### [Directive]
Leaving out the pictures, retype all the material exactly.

### [Provided data]
^^^^

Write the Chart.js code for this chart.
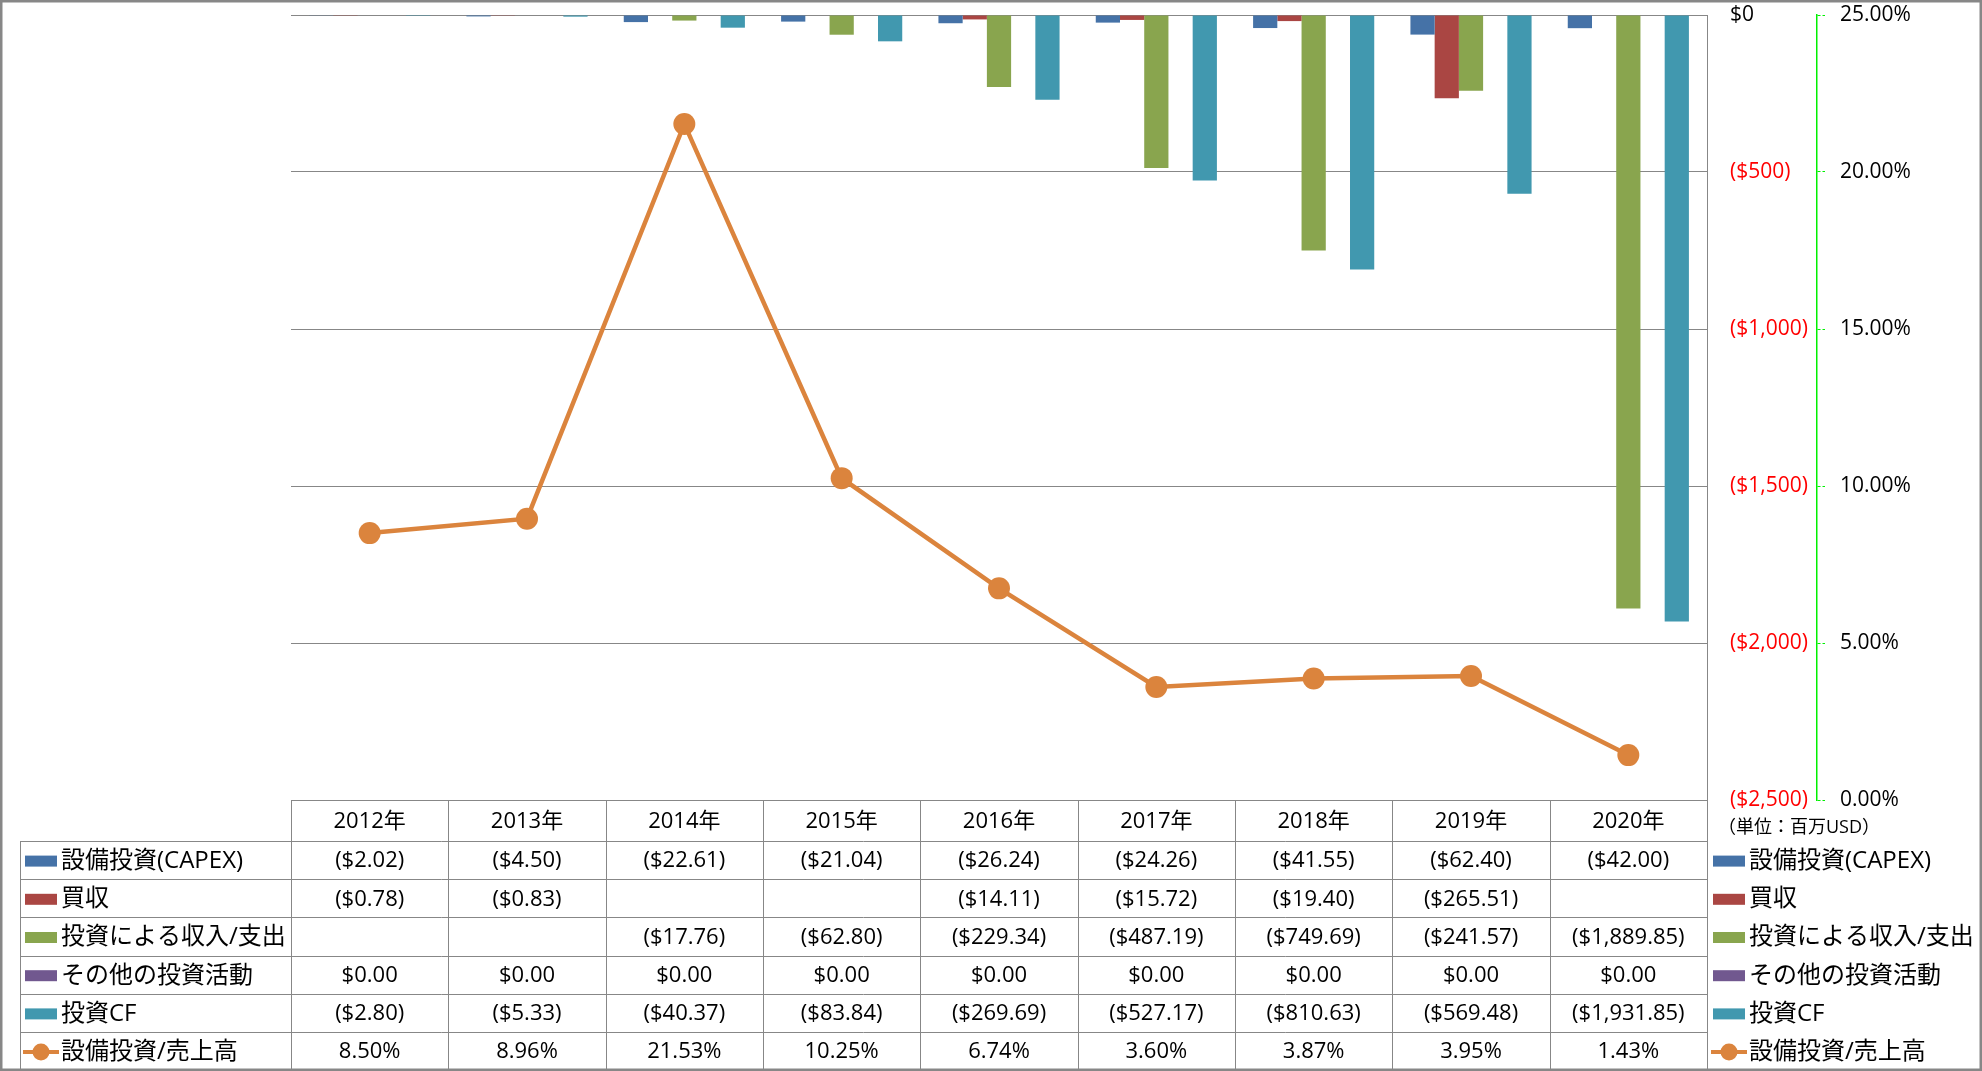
<!DOCTYPE html>
<html>
<head>
<meta charset="utf-8">
<script src="https://cdn.jsdelivr.net/npm/chart.js@4/dist/chart.umd.min.js"></script>
<style>
  body { margin: 0; background: #fff; }
  #wrap { width: 1982px; height: 1071px; }
</style>
</head>
<body>
<div id="wrap"><canvas id="capexChart" width="1982" height="1071"></canvas></div>
<script>
/* 設備投資 / 投資CF 2012-2020 */

const years = ['2012年', '2013年', '2014年', '2015年', '2016年', '2017年', '2018年', '2019年', '2020年'];

const capex = [-2.02, -4.50, -22.61, -21.04, -26.24, -24.26, -41.55, -62.40, -42.00];
const acquisition = [-0.78, -0.83, null, null, -14.11, -15.72, -19.40, -265.51, null];
const investIncome = [null, null, -17.76, -62.80, -229.34, -487.19, -749.69, -241.57, -1889.85];
const otherInvest = [0, 0, 0, 0, 0, 0, 0, 0, 0];
const investCF = [-2.80, -5.33, -40.37, -83.84, -269.69, -527.17, -810.63, -569.48, -1931.85];
const capexRatio = [8.50, 8.96, 21.53, 10.25, 6.74, 3.60, 3.87, 3.95, 1.43];

const unitLabel = '（単位：百万USD）';

const FONT = "'Open Sans', 'Noto Sans CJK JP', sans-serif";
const GRAY = '#878787';

function money(v) {
  if (v === null || v === undefined) return '';
  const s = Math.abs(v).toLocaleString('en-US', { minimumFractionDigits: 2, maximumFractionDigits: 2 });
  return v < 0 ? '($' + s + ')' : '$' + s;
}

const seriesList = [
  { label: '設備投資(CAPEX)', data: capex, color: '#4572A7', fmt: money },
  { label: '買収', data: acquisition, color: '#AA4643', fmt: money },
  { label: '投資による収入/支出', data: investIncome, color: '#89A54E', fmt: money },
  { label: 'その他の投資活動', data: otherInvest, color: '#71588F', fmt: money },
  { label: '投資CF', data: investCF, color: '#4198AF', fmt: money },
  { label: '設備投資/売上高', data: capexRatio, color: '#DB843D', fmt: v => v.toFixed(2) + '%', line: true }
];

function drawKey(ctx, s, x, y) {
  if (s.line) {
    ctx.strokeStyle = s.color;
    ctx.lineWidth = 4;
    ctx.beginPath();
    ctx.moveTo(x - 2, y);
    ctx.lineTo(x + 34, y);
    ctx.stroke();
    ctx.fillStyle = s.color;
    ctx.beginPath();
    ctx.arc(x + 16, y, 8.5, 0, Math.PI * 2);
    ctx.fill();
  } else {
    ctx.fillStyle = s.color;
    ctx.fillRect(x, y - 5.5, 32, 11);
  }
}

const dataTable = {
  id: 'dataTable',
  afterDraw(chart) {
    const { ctx, chartArea: { left, right, bottom }, scales: { x } } = chart;
    const colW = (right - left) / years.length;
    const headH = 41;
    const rowH = 38.2;
    const tableLeft = 20;
    const tableBottom = bottom + headH + rowH * seriesList.length;

    ctx.save();
    ctx.strokeStyle = GRAY;
    ctx.lineWidth = 1;
    ctx.beginPath();
    // horizontal lines
    ctx.moveTo(left, bottom + 0.5);
    ctx.lineTo(right, bottom + 0.5);
    for (let r = 0; r <= seriesList.length; r++) {
      const yy = Math.round(bottom + headH + r * rowH) + 0.5;
      ctx.moveTo(tableLeft, yy);
      ctx.lineTo(right, yy);
    }
    // vertical lines
    for (let c = 0; c <= years.length; c++) {
      const xx = Math.round(left + c * colW) + 0.5;
      ctx.moveTo(xx, bottom);
      ctx.lineTo(xx, tableBottom);
    }
    ctx.moveTo(tableLeft + 0.5, bottom + headH);
    ctx.lineTo(tableLeft + 0.5, tableBottom);
    ctx.stroke();

    ctx.textBaseline = 'middle';
    ctx.fillStyle = '#000';
    ctx.textAlign = 'center';
    ctx.font = '22px ' + FONT;
    years.forEach((yr, i) => {
      ctx.fillText(yr, x.getPixelForValue(i), bottom + headH / 2 + 1);
    });

    seriesList.forEach((s, r) => {
      const cy = bottom + headH + (r + 0.5) * rowH + 1;
      ctx.font = '22px ' + FONT;
      ctx.fillStyle = '#000';
      ctx.textAlign = 'center';
      s.data.forEach((v, i) => {
        ctx.fillText(s.fmt(v), x.getPixelForValue(i), cy);
      });
      // legend keys: left of table and right legend
      ctx.font = '24px ' + FONT;
      drawKey(ctx, s, 25, cy);
      ctx.fillStyle = '#000';
      ctx.textAlign = 'left';
      ctx.fillText(s.label, 61, cy);
      drawKey(ctx, s, 1713, cy);
      ctx.fillStyle = '#000';
      ctx.textAlign = 'left';
      ctx.fillText(s.label, 1749, cy);
    });

    ctx.font = '18px ' + FONT;
    ctx.textAlign = 'left';
    ctx.fillStyle = '#000';
    ctx.fillText(unitLabel, 1718, bottom + 28);

    // outer frame
    ctx.strokeStyle = GRAY;
    ctx.strokeRect(0.5, 0.5, chart.width - 1, chart.height - 1);
    ctx.restore();
  }
};

const barSets = seriesList.filter(s => !s.line).map(s => ({
  type: 'bar',
  label: s.label,
  data: s.data,
  backgroundColor: s.color,
  borderWidth: 0,
  yAxisID: 'y',
  order: 1,
  categoryPercentage: 0.77,
  barPercentage: 1.0
}));

const lineSet = seriesList.filter(s => s.line).map(s => ({
  type: 'line',
  label: s.label,
  data: s.data,
  borderColor: s.color,
  backgroundColor: s.color,
  borderWidth: 4.5,
  pointRadius: 11,
  pointBorderWidth: 0,
  pointBackgroundColor: s.color,
  tension: 0,
  yAxisID: 'y1',
  order: 0
}));

new Chart(document.getElementById('capexChart'), {
  type: 'bar',
  data: {
    labels: years,
    datasets: barSets.concat(lineSet)
  },
  options: {
    responsive: false,
    animation: false,
    layout: { padding: { left: 291, top: 15, right: 0, bottom: 271 } },
    plugins: {
      legend: { display: false },
      tooltip: { enabled: false }
    },
    scales: {
      x: { display: false },
      y: {
        position: 'right',
        weight: 0,
        min: -2500,
        max: 0,
        border: { display: true, color: GRAY, width: 1 },
        grid: { color: GRAY, drawTicks: false, lineWidth: 1 },
        ticks: {
          stepSize: 500,
          padding: 23,
          crossAlign: 'near',
          font: { family: FONT, size: 21 },
          color: c => c.tick.value < 0 ? '#ff0000' : '#000000',
          callback: v => v < 0 ? '($' + Math.abs(v).toLocaleString('en-US') + ')' : '$0'
        },
        afterFit: scale => {
          scale.width = 110;
          scale.paddingTop = 10;
          scale.paddingBottom = 10;
        }
      },
      y1: {
        position: 'right',
        weight: 1,
        min: 0,
        max: 25,
        border: { display: true, color: '#00f000', width: 1.5, dash: [4, 3] },
        grid: { drawOnChartArea: false, drawTicks: true, tickLength: 8, tickColor: '#00f000', tickBorderDash: [3, 2] },
        ticks: {
          stepSize: 5,
          padding: 15,
          crossAlign: 'near',
          font: { family: FONT, size: 21 },
          color: '#000',
          callback: v => v.toFixed(2) + '%'
        },
        afterFit: scale => {
          scale.width = 165;
          scale.paddingTop = 10;
          scale.paddingBottom = 10;
        }
      }
    }
  },
  plugins: [dataTable]
});
</script>
</body>
</html>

^^^^

### [Written response]
Write the Chart.js code for this chart.
<!DOCTYPE html>
<html>
<head>
<meta charset="utf-8">
<script src="https://cdn.jsdelivr.net/npm/chart.js@4/dist/chart.umd.min.js"></script>
<style>
  body { margin: 0; background: #fff; }
  #wrap { width: 1982px; height: 1071px; }
</style>
</head>
<body>
<div id="wrap"><canvas id="capexChart" width="1982" height="1071"></canvas></div>
<script>
/* 設備投資 / 投資CF 2012-2020 */

const years = ['2012年', '2013年', '2014年', '2015年', '2016年', '2017年', '2018年', '2019年', '2020年'];

const capex = [-2.02, -4.50, -22.61, -21.04, -26.24, -24.26, -41.55, -62.40, -42.00];
const acquisition = [-0.78, -0.83, null, null, -14.11, -15.72, -19.40, -265.51, null];
const investIncome = [null, null, -17.76, -62.80, -229.34, -487.19, -749.69, -241.57, -1889.85];
const otherInvest = [0, 0, 0, 0, 0, 0, 0, 0, 0];
const investCF = [-2.80, -5.33, -40.37, -83.84, -269.69, -527.17, -810.63, -569.48, -1931.85];
const capexRatio = [8.50, 8.96, 21.53, 10.25, 6.74, 3.60, 3.87, 3.95, 1.43];

const unitLabel = '（単位：百万USD）';

const FONT = "'Open Sans', 'Noto Sans CJK JP', sans-serif";
const GRAY = '#878787';

function money(v) {
  if (v === null || v === undefined) return '';
  const s = Math.abs(v).toLocaleString('en-US', { minimumFractionDigits: 2, maximumFractionDigits: 2 });
  return v < 0 ? '($' + s + ')' : '$' + s;
}

const seriesList = [
  { label: '設備投資(CAPEX)', data: capex, color: '#4572A7', fmt: money },
  { label: '買収', data: acquisition, color: '#AA4643', fmt: money },
  { label: '投資による収入/支出', data: investIncome, color: '#89A54E', fmt: money },
  { label: 'その他の投資活動', data: otherInvest, color: '#71588F', fmt: money },
  { label: '投資CF', data: investCF, color: '#4198AF', fmt: money },
  { label: '設備投資/売上高', data: capexRatio, color: '#DB843D', fmt: v => v.toFixed(2) + '%', line: true }
];

function drawKey(ctx, s, x, y) {
  if (s.line) {
    ctx.strokeStyle = s.color;
    ctx.lineWidth = 4;
    ctx.beginPath();
    ctx.moveTo(x - 2, y);
    ctx.lineTo(x + 34, y);
    ctx.stroke();
    ctx.fillStyle = s.color;
    ctx.beginPath();
    ctx.arc(x + 16, y, 8.5, 0, Math.PI * 2);
    ctx.fill();
  } else {
    ctx.fillStyle = s.color;
    ctx.fillRect(x, y - 5.5, 32, 11);
  }
}

const dataTable = {
  id: 'dataTable',
  afterDraw(chart) {
    const { ctx, chartArea: { left, right, bottom }, scales: { x } } = chart;
    const colW = (right - left) / years.length;
    const headH = 41;
    const rowH = 38.2;
    const tableLeft = 20;
    const tableBottom = bottom + headH + rowH * seriesList.length;

    ctx.save();
    ctx.strokeStyle = GRAY;
    ctx.lineWidth = 1;
    ctx.beginPath();
    // horizontal lines
    ctx.moveTo(left, bottom + 0.5);
    ctx.lineTo(right, bottom + 0.5);
    for (let r = 0; r <= seriesList.length; r++) {
      const yy = Math.round(bottom + headH + r * rowH) + 0.5;
      ctx.moveTo(tableLeft, yy);
      ctx.lineTo(right, yy);
    }
    // vertical lines
    for (let c = 0; c <= years.length; c++) {
      const xx = Math.round(left + c * colW) + 0.5;
      ctx.moveTo(xx, bottom);
      ctx.lineTo(xx, tableBottom);
    }
    ctx.moveTo(tableLeft + 0.5, bottom + headH);
    ctx.lineTo(tableLeft + 0.5, tableBottom);
    ctx.stroke();

    ctx.textBaseline = 'middle';
    ctx.fillStyle = '#000';
    ctx.textAlign = 'center';
    ctx.font = '22px ' + FONT;
    years.forEach((yr, i) => {
      ctx.fillText(yr, x.getPixelForValue(i), bottom + headH / 2 + 1);
    });

    seriesList.forEach((s, r) => {
      const cy = bottom + headH + (r + 0.5) * rowH + 1;
      ctx.font = '22px ' + FONT;
      ctx.fillStyle = '#000';
      ctx.textAlign = 'center';
      s.data.forEach((v, i) => {
        ctx.fillText(s.fmt(v), x.getPixelForValue(i), cy);
      });
      // legend keys: left of table and right legend
      ctx.font = '24px ' + FONT;
      drawKey(ctx, s, 25, cy);
      ctx.fillStyle = '#000';
      ctx.textAlign = 'left';
      ctx.fillText(s.label, 61, cy);
      drawKey(ctx, s, 1713, cy);
      ctx.fillStyle = '#000';
      ctx.textAlign = 'left';
      ctx.fillText(s.label, 1749, cy);
    });

    ctx.font = '18px ' + FONT;
    ctx.textAlign = 'left';
    ctx.fillStyle = '#000';
    ctx.fillText(unitLabel, 1718, bottom + 28);

    // outer frame
    ctx.strokeStyle = GRAY;
    ctx.strokeRect(0.5, 0.5, chart.width - 1, chart.height - 1);
    ctx.restore();
  }
};

const barSets = seriesList.filter(s => !s.line).map(s => ({
  type: 'bar',
  label: s.label,
  data: s.data,
  backgroundColor: s.color,
  borderWidth: 0,
  yAxisID: 'y',
  order: 1,
  categoryPercentage: 0.77,
  barPercentage: 1.0
}));

const lineSet = seriesList.filter(s => s.line).map(s => ({
  type: 'line',
  label: s.label,
  data: s.data,
  borderColor: s.color,
  backgroundColor: s.color,
  borderWidth: 4.5,
  pointRadius: 11,
  pointBorderWidth: 0,
  pointBackgroundColor: s.color,
  tension: 0,
  yAxisID: 'y1',
  order: 0
}));

new Chart(document.getElementById('capexChart'), {
  type: 'bar',
  data: {
    labels: years,
    datasets: barSets.concat(lineSet)
  },
  options: {
    responsive: false,
    animation: false,
    layout: { padding: { left: 291, top: 15, right: 0, bottom: 271 } },
    plugins: {
      legend: { display: false },
      tooltip: { enabled: false }
    },
    scales: {
      x: { display: false },
      y: {
        position: 'right',
        weight: 0,
        min: -2500,
        max: 0,
        border: { display: true, color: GRAY, width: 1 },
        grid: { color: GRAY, drawTicks: false, lineWidth: 1 },
        ticks: {
          stepSize: 500,
          padding: 23,
          crossAlign: 'near',
          font: { family: FONT, size: 21 },
          color: c => c.tick.value < 0 ? '#ff0000' : '#000000',
          callback: v => v < 0 ? '($' + Math.abs(v).toLocaleString('en-US') + ')' : '$0'
        },
        afterFit: scale => {
          scale.width = 110;
          scale.paddingTop = 10;
          scale.paddingBottom = 10;
        }
      },
      y1: {
        position: 'right',
        weight: 1,
        min: 0,
        max: 25,
        border: { display: true, color: '#00f000', width: 1.5, dash: [4, 3] },
        grid: { drawOnChartArea: false, drawTicks: true, tickLength: 8, tickColor: '#00f000', tickBorderDash: [3, 2] },
        ticks: {
          stepSize: 5,
          padding: 15,
          crossAlign: 'near',
          font: { family: FONT, size: 21 },
          color: '#000',
          callback: v => v.toFixed(2) + '%'
        },
        afterFit: scale => {
          scale.width = 165;
          scale.paddingTop = 10;
          scale.paddingBottom = 10;
        }
      }
    }
  },
  plugins: [dataTable]
});
</script>
</body>
</html>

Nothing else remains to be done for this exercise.